Kurtzer’s book also contends that the Clinton Middle East team was too insular and ignored a wealth of Arabist talent in the government. And it says that Arabs perceived Dennis Ross, the U.S. team leader, as having a pro-Israel bias.

“The perception was that Dennis always started from the Israeli bottom line,” the book quotes an Arab official as saying, “that he listened to what Israel wanted and then tried to sell it to the Arabs.”

The authors’ conclusion: “A successful envoy needs to be viewed as credible by all sides.”

The charge infuriates Ross, now a senior fellow at the Washington Institute for Near East Policy, who has given advice to several campaigns, including Obama’s.

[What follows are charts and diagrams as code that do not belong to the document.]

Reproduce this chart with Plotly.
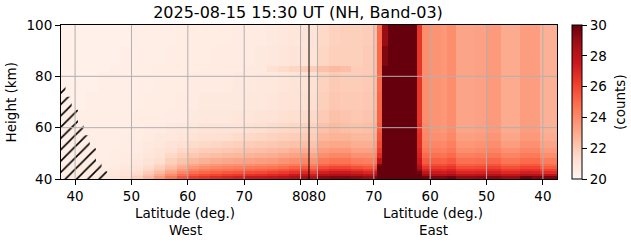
import plotly.graph_objects as go

# ---------------- data ----------------
height_edges = [40, 41, 42, 43, 44, 45, 46, 48, 50, 52, 55, 58, 62, 67, 74, 81.5, 84, 92, 100]

west_lat_edges = [37.5, 40, 42, 44, 46, 48, 50, 52, 54, 56, 58, 60, 62, 64, 66, 68, 70,
                  72, 74, 76, 78, 80, 81.5]
east_lat_edges = [81.5, 80, 78, 76, 74, 72, 70, 69.4, 68.5, 67.4, 62.4, 61.4, 60, 58, 57,
                  55.5, 52, 50, 47.5, 44, 42, 40.5, 37.5]

# column profiles, bottom (40 km) -> top (100 km)
west_profiles = [
    [20.6, 20.5, 20.5, 20.5, 20.5, 20.4, 20.4, 20.4, 20.4, 20.4, 20.4, 20.4, 20.4, 20.3, 20.3, 20.3, 20.3, 20.3],
    [20.6, 20.5, 20.5, 20.5, 20.5, 20.4, 20.4, 20.4, 20.4, 20.4, 20.4, 20.4, 20.4, 20.3, 20.3, 20.3, 20.3, 20.3],
    [20.7, 20.6, 20.6, 20.5, 20.5, 20.5, 20.4, 20.4, 20.4, 20.4, 20.4, 20.4, 20.4, 20.4, 20.3, 20.3, 20.3, 20.3],
    [20.8, 20.7, 20.6, 20.6, 20.5, 20.5, 20.5, 20.4, 20.4, 20.4, 20.4, 20.4, 20.4, 20.4, 20.4, 20.3, 20.3, 20.3],
    [21.0, 20.9, 20.8, 20.7, 20.6, 20.6, 20.5, 20.5, 20.5, 20.4, 20.4, 20.4, 20.4, 20.4, 20.4, 20.4, 20.3, 20.3],
    [21.3, 21.1, 21.0, 20.9, 20.8, 20.7, 20.6, 20.6, 20.5, 20.5, 20.5, 20.4, 20.4, 20.4, 20.4, 20.4, 20.4, 20.3],
    [21.8, 21.5, 21.3, 21.1, 21.0, 20.9, 20.8, 20.7, 20.6, 20.6, 20.5, 20.5, 20.5, 20.4, 20.4, 20.4, 20.4, 20.4],
    [22.6, 22.2, 21.9, 21.6, 21.4, 21.2, 21.0, 20.9, 20.8, 20.7, 20.6, 20.6, 20.5, 20.5, 20.4, 20.4, 20.4, 20.4],
    [23.5, 23.0, 22.5, 22.1, 21.8, 21.6, 21.3, 21.1, 21.0, 20.8, 20.7, 20.6, 20.5, 20.5, 20.5, 20.5, 20.4, 20.4],
    [24.5, 23.9, 23.3, 22.8, 22.4, 22.1, 21.8, 21.5, 21.2, 21.0, 20.8, 20.7, 20.6, 20.5, 20.5, 20.5, 20.5, 20.4],
    [25.5, 24.8, 24.1, 23.5, 23.0, 22.6, 22.2, 21.8, 21.5, 21.2, 20.9, 20.8, 20.6, 20.6, 20.5, 20.5, 20.5, 20.5],
    [26.2, 25.5, 24.8, 24.2, 23.6, 23.1, 22.6, 22.1, 21.7, 21.4, 21.1, 20.9, 20.7, 20.6, 20.6, 20.5, 20.5, 20.5],
    [26.5, 25.8, 25.1, 24.5, 23.9, 23.4, 22.8, 22.3, 21.9, 21.5, 21.2, 21.0, 20.8, 20.7, 20.6, 20.6, 20.5, 20.5],
    [26.8, 26.0, 25.3, 24.7, 24.1, 23.6, 23.0, 22.4, 22.0, 21.6, 21.2, 21.0, 20.8, 20.7, 20.6, 20.6, 20.6, 20.5],
    [27.0, 26.2, 25.5, 24.8, 24.2, 23.7, 23.1, 22.5, 22.1, 21.7, 21.3, 21.0, 20.8, 20.7, 20.6, 20.6, 20.6, 20.5],
    [27.2, 26.4, 25.6, 24.9, 24.3, 23.8, 23.2, 22.6, 22.2, 21.8, 21.4, 21.1, 20.9, 20.7, 20.7, 20.6, 20.6, 20.6],
    [27.5, 26.6, 25.8, 25.1, 24.5, 23.9, 23.3, 22.7, 22.3, 21.9, 21.5, 21.2, 20.9, 20.8, 20.7, 20.7, 20.6, 20.6],
    [27.6, 26.7, 25.9, 25.2, 24.6, 24.0, 23.4, 22.8, 22.4, 22.0, 21.6, 21.3, 21.0, 20.8, 20.8, 20.7, 20.7, 20.6],
    [27.8, 26.9, 26.1, 25.4, 24.7, 24.1, 23.5, 22.9, 22.5, 22.1, 21.7, 21.4, 21.1, 20.9, 20.8, 21.2, 20.8, 20.7],
    [28.0, 27.1, 26.3, 25.6, 24.9, 24.3, 23.7, 23.1, 22.6, 22.2, 21.8, 21.5, 21.2, 21.0, 20.9, 21.4, 20.9, 20.8],
    [28.4, 27.5, 26.6, 25.9, 25.2, 24.5, 23.9, 23.3, 22.8, 22.3, 21.9, 21.6, 21.3, 21.1, 21.0, 21.6, 21.0, 20.9],
    [28.7, 27.8, 26.9, 26.1, 25.4, 24.7, 24.1, 23.5, 22.9, 22.4, 22.0, 21.7, 21.4, 21.2, 21.1, 21.9, 21.1, 21.0],
]

east_profiles = [
    [28.2, 27.3, 26.4, 25.6, 24.9, 24.3, 23.7, 23.1, 22.6, 22.2, 21.9, 21.7, 21.5, 21.3, 21.2, 21.9, 21.1, 21.0],
    [29.3, 28.3, 27.3, 26.5, 25.8, 25.1, 24.5, 23.9, 23.4, 23.0, 22.6, 22.3, 22.0, 21.8, 21.7, 22.3, 21.6, 21.5],
    [29.5, 28.5, 27.5, 26.7, 26.0, 25.3, 24.7, 24.1, 23.6, 23.1, 22.7, 22.5, 22.3, 22.1, 22.0, 22.5, 21.8, 21.7],
    [29.5, 28.5, 27.5, 26.7, 26.0, 25.3, 24.7, 24.1, 23.6, 23.1, 22.7, 22.4, 22.2, 22.0, 21.9, 22.4, 21.8, 21.8],
    [29.3, 28.3, 27.3, 26.5, 25.7, 25.0, 24.4, 23.8, 23.3, 22.9, 22.6, 22.3, 22.1, 22.0, 21.9, 21.9, 21.8, 21.8],
    [29.0, 28.0, 27.0, 26.2, 25.5, 24.9, 24.3, 23.8, 23.3, 22.9, 22.6, 22.4, 22.2, 22.1, 22.0, 22.0, 22.0, 21.9],
    [29.5, 28.5, 27.5, 26.6, 25.8, 25.2, 24.6, 24.0, 23.6, 23.2, 22.9, 22.7, 22.5, 22.4, 22.3, 22.3, 22.3, 22.3],
    [31.0, 31.0, 31.0, 31.0, 30.5, 29.5, 28.0, 26.8, 26.3, 25.9, 25.6, 25.4, 25.2, 25.1, 25.0, 25.0, 25.0, 25.0],
    [31.0, 31.0, 31.0, 31.0, 31.0, 31.0, 31.0, 31.0, 31.0, 31.0, 31.0, 31.0, 31.0, 31.0, 31.0, 31.0, 29.5, 29.0],
    [31.0, 31.0, 31.0, 31.0, 31.0, 31.0, 31.0, 31.0, 31.0, 31.0, 31.0, 31.0, 31.0, 31.0, 31.0, 31.0, 31.0, 31.0],
    [30.5, 30.2, 29.8, 29.0, 28.5, 28.0, 27.5, 27.2, 27.0, 26.8, 26.7, 26.6, 26.5, 26.5, 26.5, 26.5, 26.5, 26.5],
    [29.8, 28.8, 27.8, 27.0, 26.4, 25.9, 25.4, 25.0, 24.6, 24.3, 24.1, 24.0, 23.9, 23.9, 23.9, 23.9, 23.9, 23.9],
    [29.6, 28.4, 27.5, 26.9, 26.3, 25.8, 25.3, 24.8, 24.4, 24.1, 23.85, 23.7, 23.7, 23.7, 23.7, 23.7, 23.7, 23.7],
    [29.5, 28.3, 27.4, 26.8, 26.2, 25.7, 25.2, 24.7, 24.3, 24.0, 23.75, 23.6, 23.6, 23.6, 23.6, 23.6, 23.6, 23.6],
    [29.8, 28.6, 27.7, 27.1, 26.5, 26.0, 25.5, 25.0, 24.6, 24.3, 24.05, 23.9, 23.9, 23.9, 23.9, 23.9, 23.9, 23.9],
    [29.1, 27.9, 27.0, 26.4, 25.8, 25.3, 24.8, 24.3, 23.9, 23.6, 23.35, 23.2, 23.2, 23.2, 23.2, 23.2, 23.2, 23.2],
    [29.2, 28.0, 27.1, 26.5, 25.9, 25.4, 24.9, 24.4, 24.0, 23.7, 23.45, 23.3, 23.3, 23.3, 23.3, 23.3, 23.3, 23.3],
    [29.4, 28.2, 27.3, 26.7, 26.1, 25.6, 25.1, 24.6, 24.2, 23.9, 23.65, 23.5, 23.5, 23.5, 23.5, 23.5, 23.5, 23.5],
    [29.0, 27.8, 26.9, 26.3, 25.7, 25.2, 24.7, 24.2, 23.8, 23.4, 23.15, 23.0, 23.0, 23.0, 23.0, 23.0, 23.0, 23.0],
    [29.9, 28.3, 27.3, 26.6, 26.0, 25.5, 25.0, 24.5, 24.1, 23.8, 23.55, 23.4, 23.4, 23.4, 23.4, 23.4, 23.4, 23.4],
    [29.5, 28.2, 27.2, 26.6, 26.0, 25.5, 25.0, 24.5, 24.1, 23.8, 23.55, 23.4, 23.4, 23.4, 23.4, 23.4, 23.4, 23.4],
    [29.6, 28.0, 26.8, 26.1, 25.4, 24.9, 24.4, 23.9, 23.5, 23.2, 22.95, 22.8, 22.8, 22.8, 22.8, 22.8, 22.8, 22.8],
]

# no-data (hatched) region on the west side
hatch_lat = [37.5, 45.7, 45.7, 44.7, 44.7, 43.7, 43.7, 42.6, 42.6, 41.5, 41.5, 40.5, 40.5, 39.4, 39.4, 38.3, 38.3, 37.5]
hatch_height = [40, 40, 43, 43, 47, 47, 52, 52, 57, 57, 62, 62, 67, 67, 72, 72, 77, 77]

west_ticks = [40, 50, 60, 70, 80]
east_ticks = [80, 70, 60, 50, 40]
height_ticks = [40, 60, 80, 100]
cbar_ticks = [20, 22, 24, 26, 28, 30]
zmin, zmax = 20, 30

title_text = "2025-08-15 15:30 UT (NH, Band-03)"

# ---------------- build ----------------
FOLD = 163.0  # east side is mirrored: coordinate = FOLD - latitude
DIVIDE = 81.5

x_edges = list(west_lat_edges) + [FOLD - v for v in east_lat_edges[1:]]
profiles = west_profiles + east_profiles
z = [[profiles[c][r] for c in range(len(profiles))] for r in range(len(height_edges) - 1)]

reds = [[0.0, "#fff5f0"], [0.125, "#fee0d2"], [0.25, "#fcbba1"], [0.375, "#fc9272"],
        [0.5, "#fb6a4a"], [0.625, "#ef3b2c"], [0.75, "#cb181d"], [0.875, "#a50f15"],
        [1.0, "#67000d"]]

FONT = "DejaVu Sans"
FS = 13.5

fig = go.Figure()
fig.add_trace(go.Heatmap(
    x=x_edges, y=height_edges, z=z, zmin=zmin, zmax=zmax, colorscale=reds,
    zsmooth=False, hoverinfo="skip",
    colorbar=dict(x=1.0302, xanchor="left", xpad=0, ypad=0, y=0.5, yanchor="middle",
                  len=1, lenmode="fraction", thickness=10, outlinewidth=1,
                  outlinecolor="black", tickvals=cbar_ticks, ticks="outside",
                  ticklen=5, tickcolor="black", tickfont=dict(family=FONT, size=FS, color="black")),
))

fig.add_trace(go.Scatter(
    x=hatch_lat, y=hatch_height, mode="lines", fill="toself",
    line=dict(width=0, color="rgba(0,0,0,0)"),
    fillcolor="rgba(0,0,0,0)",
    fillpattern=dict(shape="/", fgcolor="black", fgopacity=1, bgcolor="rgba(0,0,0,0)",
                     size=8, solidity=0.2),
    hoverinfo="skip", showlegend=False,
))

shapes = []
grid_color = "#b0b0b0"
for xv in west_ticks + [FOLD - t for t in east_ticks]:
    shapes.append(dict(type="line", xref="x", yref="y", x0=xv, x1=xv, y0=height_edges[0],
                       y1=height_edges[-1], line=dict(color=grid_color, width=1), layer="above"))
for yv in height_ticks[1:-1]:
    shapes.append(dict(type="line", xref="x", yref="y", x0=x_edges[0], x1=x_edges[-1], y0=yv,
                       y1=yv, line=dict(color=grid_color, width=1), layer="above"))
shapes.append(dict(type="line", xref="x", yref="y", x0=DIVIDE, x1=DIVIDE, y0=height_edges[0],
                   y1=height_edges[-1], line=dict(color="black", width=1), layer="above"))

west_mid = (west_lat_edges[0] + DIVIDE) / 2
east_mid = (DIVIDE + x_edges[-1]) / 2
tf = dict(family=FONT, size=FS, color="black")
annotations = [
    dict(x=west_mid, y=-0.22, xref="x", yref="paper", text="Latitude (deg.)", showarrow=False,
         font=tf, xanchor="center", yanchor="middle"),
    dict(x=west_mid, y=-0.33, xref="x", yref="paper", text="West", showarrow=False,
         font=tf, xanchor="center", yanchor="middle"),
    dict(x=east_mid, y=-0.22, xref="x", yref="paper", text="Latitude (deg.)", showarrow=False,
         font=tf, xanchor="center", yanchor="middle"),
    dict(x=east_mid, y=-0.33, xref="x", yref="paper", text="East", showarrow=False,
         font=tf, xanchor="center", yanchor="middle"),
    dict(x=-0.1, y=0.5, xref="paper", yref="paper", text="Height (km)", showarrow=False,
         font=tf, textangle=-90, xanchor="center", yanchor="middle"),
    dict(x=1.127, y=0.5, xref="paper", yref="paper", text="(counts)", showarrow=False,
         font=tf, textangle=-90, xanchor="center", yanchor="middle"),
]

fig.update_layout(
    width=631, height=243,
    margin=dict(l=61, r=74, t=25, b=64),
    paper_bgcolor="white", plot_bgcolor="white",
    font=dict(family=FONT, size=FS, color="black"),
    title=dict(text=title_text, x=298 / 631, xref="container", xanchor="center",
               y=1 - 12.5 / 243, yref="container", yanchor="middle",
               font=dict(family=FONT, size=16, color="black")),
    xaxis=dict(range=[x_edges[0], x_edges[-1]], tickvals=west_ticks + [FOLD - t for t in east_ticks],
               ticktext=[str(t) for t in west_ticks] + [str(t) for t in east_ticks],
               tickangle=0,
               showgrid=False, zeroline=False, showline=True, linecolor="black", linewidth=1,
               mirror=True, ticks="outside", ticklen=5, tickcolor="black", tickwidth=1,
               tickfont=tf),
    yaxis=dict(range=[height_edges[0], height_edges[-1]], tickvals=height_ticks,
               showgrid=False, zeroline=False, showline=True, linecolor="black", linewidth=1,
               mirror=True, ticks="outside", ticklen=5, tickcolor="black", tickwidth=1,
               tickfont=tf),
    shapes=shapes, annotations=annotations, showlegend=False,
)

fig.write_html("out.html")
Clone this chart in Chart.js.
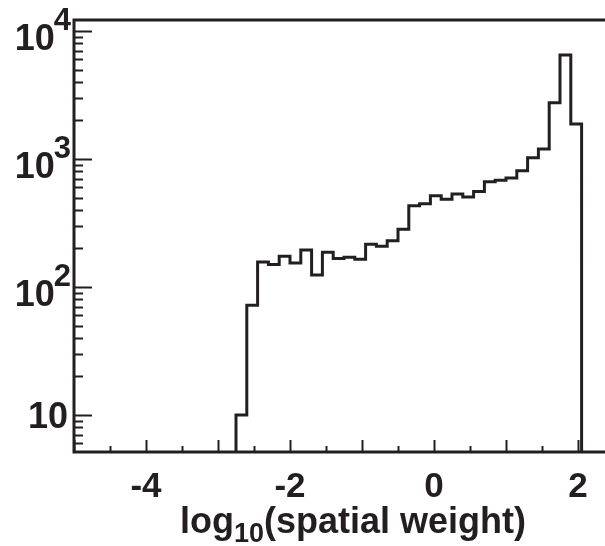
<!DOCTYPE html>
<html>
<head>
<meta charset="utf-8">
<script src="https://cdn.jsdelivr.net/npm/chart.js@4/dist/chart.umd.min.js"></script>
<style>
  html, body { margin: 0; padding: 0; background: #ffffff; overflow: hidden; }
  #wrap { width: 630px; height: 546px; position: relative; }
</style>
</head>
<body>
<div id="wrap"><canvas id="c" width="630" height="546"></canvas></div>
<script>
// Histogram of log10(spatial weight): bin edges and entries per bin
const binEdges = [-2.75, -2.60, -2.45, -2.30, -2.15, -2.00, -1.85, -1.70, -1.55, -1.40,
                  -1.25, -1.10, -0.95, -0.80, -0.65, -0.50, -0.35, -0.20, -0.05, 0.10,
                  0.25, 0.40, 0.55, 0.70, 0.85, 1.00, 1.15, 1.30, 1.45, 1.60,
                  1.75, 1.90, 2.05];
const counts = [10, 72, 157, 150, 174, 154, 195, 124, 187, 167,
                171, 165, 216, 208, 230, 283, 431, 448, 517, 485,
                534, 504, 557, 664, 681, 712, 811, 1023, 1197, 2754,
                6493, 1875];

// Axis ranges and labelled ticks
const xRange = [-5, 2.5];
const yRange = [5.14, 12190];
const xTickLabels = [-4, -2, 0, 2];
const yTickDecades = [1, 2, 3, 4];

const INK = '#231f20';
const FONT = '"Liberation Sans", Arial, Helvetica, sans-serif';

// Outline points: empty bins sit below the visible range
const floorValue = 1;
const points = [{ x: xRange[0], y: floorValue }];
counts.forEach((c, i) => points.push({ x: binEdges[i], y: c }));
points.push({ x: binEdges[binEdges.length - 1], y: floorValue });
points.push({ x: xRange[1], y: floorValue });

const framePlugin = {
  id: 'frameAndLabels',
  afterDatasetsDraw(chart) {
    const { ctx, chartArea: a, scales } = chart;
    const xs = scales.x, ys = scales.y;
    ctx.save();
    ctx.strokeStyle = INK;
    ctx.fillStyle = INK;

    // inward tick marks on the x axis
    ctx.lineWidth = 2;
    ctx.beginPath();
    for (let k = 0; k <= 15; k++) {
      const v = xRange[0] + k * 0.5;
      const px = Math.round(xs.getPixelForValue(v)) + 0.5;
      const len = Number.isInteger(v) ? 12 : 6;
      ctx.moveTo(px, a.bottom);
      ctx.lineTo(px, a.bottom - len);
    }
    // inward tick marks on the log y axis
    for (let d = 0; d <= 4; d++) {
      for (let m = 1; m <= 9; m++) {
        const v = m * Math.pow(10, d);
        if (v < yRange[0] || v > yRange[1]) continue;
        const py = Math.round(ys.getPixelForValue(v)) + 0.5;
        const len = m === 1 ? 18 : 9;
        ctx.moveTo(a.left, py);
        ctx.lineTo(a.left + len, py);
      }
    }
    ctx.stroke();

    // frame
    ctx.lineWidth = 3;
    ctx.strokeRect(a.left, a.top, a.right - a.left, a.bottom - a.top);

    // x tick labels
    ctx.font = 'bold 35px ' + FONT;
    ctx.textAlign = 'center';
    ctx.textBaseline = 'alphabetic';
    xTickLabels.forEach(v => {
      ctx.fillText(String(v), xs.getPixelForValue(v), 497);
    });

    // y tick labels: 10, 10^2, 10^3, 10^4
    const labelRight = 71;
    yTickDecades.forEach(d => {
      const py = ys.getPixelForValue(Math.pow(10, d));
      ctx.textAlign = 'right';
      if (d === 1) {
        ctx.font = 'bold 36px ' + FONT;
        ctx.fillText('10', labelRight - 3, py + 13);
      } else {
        ctx.font = 'bold 31px ' + FONT;
        const supW = ctx.measureText(String(d)).width;
        ctx.fillText(String(d), labelRight, py - 1);
        ctx.font = 'bold 36px ' + FONT;
        ctx.fillText('10', labelRight - supW + 1, py + 19);
      }
    });

    // axis title with subscript
    const mainFont = 'bold 36px ' + FONT;
    const subFont = 'bold 27px ' + FONT;
    ctx.textAlign = 'left';
    ctx.font = mainFont;
    const w1 = ctx.measureText('log').width;
    const w3 = ctx.measureText('(spatial weight)').width;
    ctx.font = subFont;
    const w2 = ctx.measureText('10').width;
    const total = w1 + w2 + w3;
    let tx = (a.left + a.right) / 2 + 9 - total / 2;
    const base = 533;
    ctx.font = mainFont;
    ctx.fillText('log', tx, base);
    tx += w1;
    ctx.font = subFont;
    ctx.fillText('10', tx, base + 9);
    tx += w2;
    ctx.font = mainFont;
    ctx.fillText('(spatial weight)', tx, base);

    ctx.restore();
  }
};

new Chart(document.getElementById('c'), {
  type: 'line',
  data: {
    datasets: [{
      data: points,
      stepped: 'before',
      borderColor: INK,
      borderWidth: 3,
      pointRadius: 0,
      fill: false,
      tension: 0
    }]
  },
  options: {
    responsive: false,
    animation: false,
    devicePixelRatio: 1,
    layout: { padding: { left: 74, top: 20, right: 16, bottom: 94 } },
    plugins: { legend: { display: false }, tooltip: { enabled: false } },
    scales: {
      x: { type: 'linear', min: xRange[0], max: xRange[1], display: false },
      y: { type: 'logarithmic', min: yRange[0], max: yRange[1], display: false }
    }
  },
  plugins: [framePlugin]
});
</script>
</body>
</html>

Ross, who was sharply critical of Israeli dealings with the Syrians and the Palestinians in the mid-1990s, said the Israelis were pre-eminent in negotiations in the final two years of the Clinton administration because they were the ones coming up with ideas.

“We were not getting anything from the Arab or Palestinian side, there wasn’t a readiness to initiate,” he told JTA. “We would take the Israeli ideas because they were ready to initiate.”

As for insularity, Ross said the team was diverse.

“Anyone who would come in and see us in morning meetings would think we didn’t like each other,” he said.

Calling for an increased role for the State Department’s Arabists isn’t likely to make Kurtzer popular in the pro-Israel establishment.

The Zionist Organization of America already singled him out for criticism in 2001 when he was named as envoy to Israel – and that was before he could wax freely about his views on the need for balance.

Conversely, Kurtzer can draw on a reservoir of Jewish pride: He’s a former Yeshiva College dean who became his country’s representative to Israel; an adviser to the Obama campaign who also for a time was the commissioner of Israel’s fledgling baseball league.

He still evinces pride, Orthodox insiders say, in a community that otherwise sharply disagrees with his views on settlements.

“A lot of Orthodox Jews are proud of Kurtzer,” a source said.

(JTA Editor Lisa Hostein contributed to this report from Philadelphia.)